Rating:  Summary: Interesting, but too many errors! Review: This book is valuable for its insight into the studio process, but there are far too many factual errors to be forgiven. Simple things like "Titanic"'s final gross and the fact that Warren Beatty did NOT direct "Love Affair" -- despite Bart's contention that he did -- are embarrassingly misreported. Okay, so in the interest of rushing the book out, we don't get a useful index. But how long would it have taken to include a table of contents??!!
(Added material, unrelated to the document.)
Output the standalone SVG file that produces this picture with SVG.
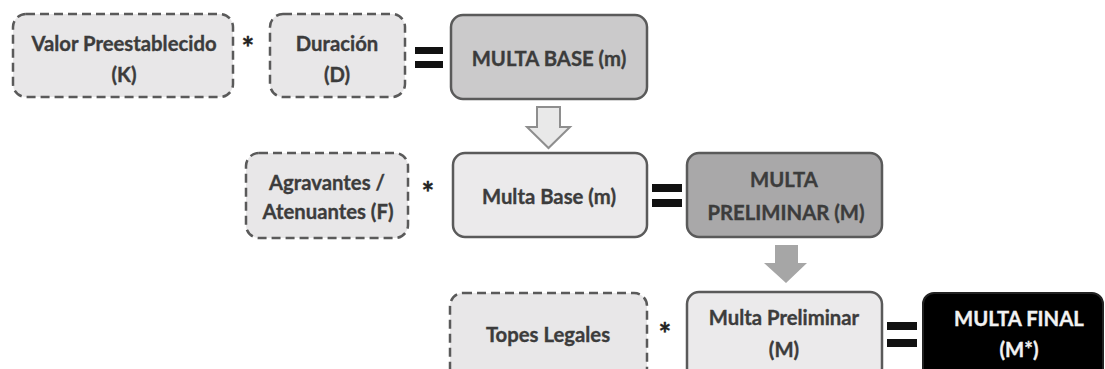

Rating:  Summary: entertaining Review: This was an informative and readable book, with some inside dope on some famous movies. But Bart sets himself an impossible standard when, in the afterword, he says that the model for this book was William Goldman's book on a season in the 60's on Broadway, titled THE SEASON. THE SEASON is such a brilliant book, that THE GROSS is nothing by comparison. But it's a readable book.